Biomedical engineers have developed a technique for using digital images and 3-D printers to make customized implantable devices that blanket the unique contours of an individual heart with embedded sensors.

The team behind the technology, which published preliminary findings in Nature Communications, believes it could forever transform how medical professionals predict and treat cardiac disorders such as atrial fibrillation.

“Each heart is a different shape, and current devices are one-size-fits-all and don’t at all conform to the geometry of a patient’s heart,” said Igor Efimov, PhD, the Lucy & Stanley Lopata Distinguished Professor of Biomedical Engineering at Washington University in St. Louis, in a news release that accompanied publication of the study results.

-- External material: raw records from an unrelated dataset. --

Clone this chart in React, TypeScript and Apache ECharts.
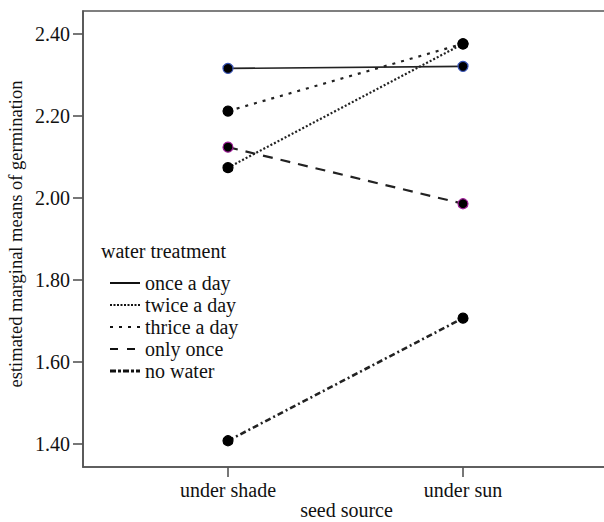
import React, { useEffect, useRef } from "react";
import * as echarts from "echarts";

const categories = ["under shade", "under sun"];
const seriesNames = ["once a day", "twice a day", "thrice a day", "only once", "no water"];
const onceADay = [2.316, 2.321];
const twiceADay = [2.074, 2.376];
const thriceADay = [2.212, 2.376];
const onlyOnce = [2.124, 1.986];
const noWater = [1.408, 1.707];
const yTicks = [1.4, 1.6, 1.8, 2.0, 2.2, 2.4];

const FONT = "Liberation Serif";
const FS = 20;
const LINE = "#222222";
const AXIS = "#555555";

const styles: any[] = [
  { type: "solid", width: 1.6, dash: null, border: "#3a55b8" },
  { type: [2, 2], width: 2.2, dash: [2, 1.5], border: "#000" },
  { type: [3, 6], width: 2.2, dash: [3, 6], border: "#000" },
  { type: [10, 8], width: 2.2, dash: [8, 9], border: "#a0209a" },
  { type: [6, 3, 2, 3], width: 2.6, dash: [6, 2, 3, 2], border: "#000" },
];

export default function App() {
  const ref = useRef<HTMLDivElement>(null);
  useEffect(() => {
    if (!ref.current) return;
    const chart = echarts.init(ref.current, null, { renderer: "svg" });
    const values = [onceADay, twiceADay, thriceADay, onlyOnce, noWater];
    const series = values.map((vals, i) => ({
      type: "line",
      name: seriesNames[i],
      data: vals.map((v, j) => [j + 1, v]),
      symbol: "circle",
      symbolSize: 10,
      itemStyle: { color: "#000", borderColor: styles[i].border, borderWidth: 1.2 },
      lineStyle: { color: LINE, width: styles[i].width, type: styles[i].type },
      z: 2 + i,
    }));

    const legendX = 110;
    const legendY0 = 283;
    const legendStep = 22;
    const legendGraphics: any[] = [
      {
        type: "text",
        x: 101,
        y: 251,
        style: {
          text: "water treatment",
          font: `${FS}px "${FONT}"`,
          fill: "#111",
          verticalAlign: "middle",
        },
      },
    ];
    seriesNames.forEach((n, i) => {
      const y = legendY0 + i * legendStep;
      legendGraphics.push({
        type: "line",
        shape: { x1: legendX, y1: y, x2: legendX + 30, y2: y },
        style: {
          stroke: "#111",
          lineWidth: i === 4 ? 3 : 2,
          lineDash: styles[i].dash,
        },
      });
      legendGraphics.push({
        type: "text",
        x: legendX + 35,
        y: y,
        style: {
          text: n,
          font: `${FS}px "${FONT}"`,
          fill: "#111",
          verticalAlign: "middle",
        },
      });
    });

    const xMin = 0.383;
    const xMax = 0.383 + 527 / 235;

    chart.setOption({
      animation: false,
      backgroundColor: "#fff",
      grid: {
        left: 83,
        right: -6,
        top: 11,
        bottom: 55,
        containLabel: false,
        outerBoundsMode: "none",
        show: true,
        borderColor: AXIS,
        borderWidth: 1.6,
        backgroundColor: "transparent",
      },
      xAxis: {
        type: "value",
        min: xMin,
        max: xMax,
        name: "seed source",
        nameLocation: "middle",
        nameGap: 33,
        nameMoveOverlap: false,
        nameTextStyle: { fontFamily: FONT, fontSize: FS, color: "#111" },
        axisLine: { show: true, lineStyle: { color: AXIS, width: 1.6 } },
        axisTick: { show: true, length: 10, customValues: [1, 2], lineStyle: { color: AXIS, width: 1.6 } },
        axisLabel: {
          customValues: [1, 2],
          margin: 13,
          fontFamily: FONT,
          fontSize: FS,
          color: "#111",
          formatter: (v: number) => categories[Math.round(v) - 1] ?? "",
        },
        splitLine: { show: false },
      },
      yAxis: {
        type: "value",
        min: 1.344,
        max: 2.456,
        name: "estimated marginal means of germination",
        nameLocation: "middle",
        nameGap: 58,
        nameMoveOverlap: false,
        nameTextStyle: { fontFamily: FONT, fontSize: 18.5, color: "#111", padding: [0, 0, 0, 10] },
        axisLine: { show: true, lineStyle: { color: AXIS, width: 1.6 } },
        axisTick: { show: true, length: 10, customValues: yTicks, lineStyle: { color: AXIS, width: 1.6 } },
        axisLabel: {
          customValues: yTicks,
          margin: 13,
          fontFamily: FONT,
          fontSize: FS,
          color: "#111",
          formatter: (v: number) => v.toFixed(2),
        },
        splitLine: { show: false },
      },
      series,
      graphic: legendGraphics,
    });
    return () => chart.dispose();
  }, []);
  return (
    <div
      ref={ref}
      style={{ position: "absolute", left: 0, top: 0, width: 604, height: 522, background: "#fff" }}
    />
  );
}
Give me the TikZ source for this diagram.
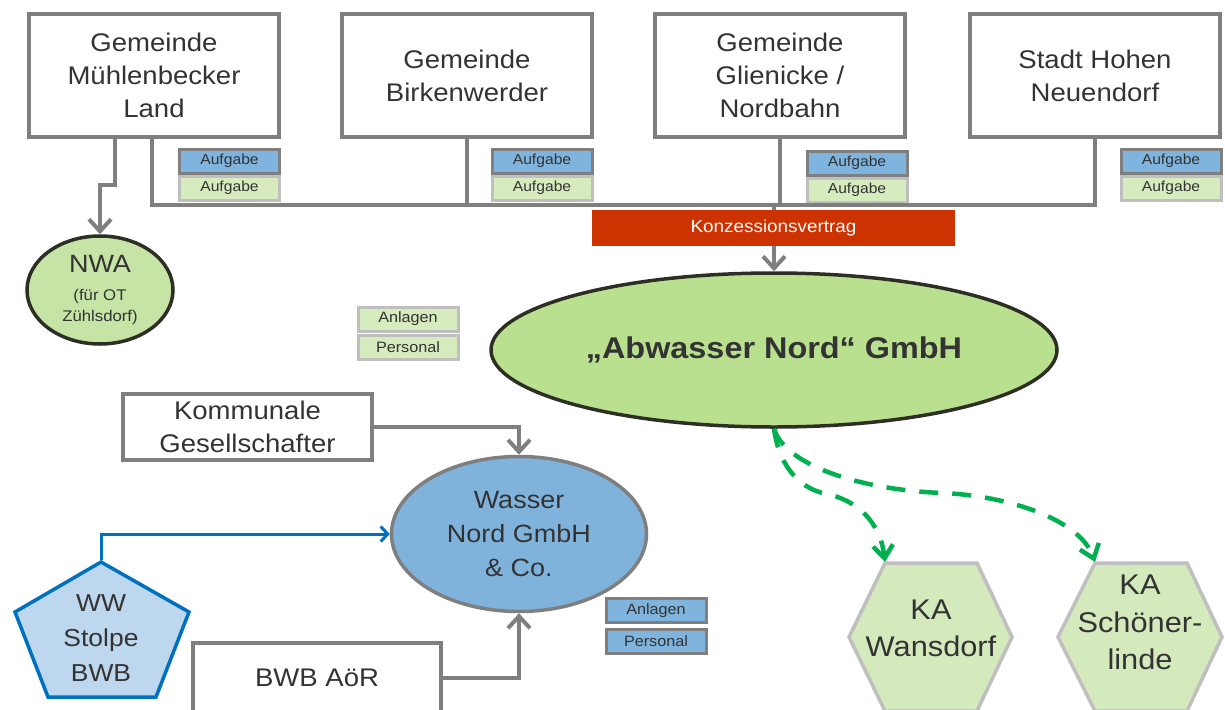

“With this application, we image the patient’s heart through MRI or CT scan, then computationally extract the image to build a 3-D model that we can print on a 3-D printer. We then mold the shape of the membrane that will constitute the base of the device deployed on the surface of the heart.”

The 3-D elastic membrane is made of a soft, flexible, silicon material printed not only to match the outer layer of each patient’s heart but also to expand and contract with each heartbeat, all while exerting only minimal force on the tissue.

The printers stud each of these membranes with sensors designed to monitor any number of things: temperature, mechanical strain, and pH in experiments but eventually more. Indeed, Efimov believes that technology developed by one of his colleagues will soon allow the printers to make a sensor that measures troponin, a protein expressed in heart cells that often signals a heart attack.

The mass of sensors would provide a far more comprehensive picture of heart health than current 2-D sensors, which require sutures or adhesives to maintain contact with the heart and, even then, only provide data from a small number of points.

For patients with arrhythmia, the scan-and-print technology has an added benefit; the printers should also be able to create membranes that go inside the human heart, each covered with embedded devices that deliver shocks of electricity.

“Currently, medical devices to treat heart rhythm diseases are essentially based on two electrodes inserted through the veins and deployed inside the chambers,” says Efimov, also a professor of radiology and of cell biology and physiology at the School of Medicine.

“Contact with the tissue is only at one or two points, and it is at a very low resolution. What we want to create is an approach that will allow you to have numerous points of contact and to correct the problem with high-definition diagnostics and high-definition therapy.”

The experiments written up in the paper used explanted Langendorff-perfused rabbit hearts, but the authors of the paper, who hailed from more than half a dozen universities around the world, believe they have demonstrated “routes for integrating active electronic materials and sensors in 3-D, organ-specific designs, with potential utility in both biomedical research and clinical applications.”

Those routes include both membranes designed to fit outside and inside human hearts as well as similar membranes designed to fit around or inside other organs.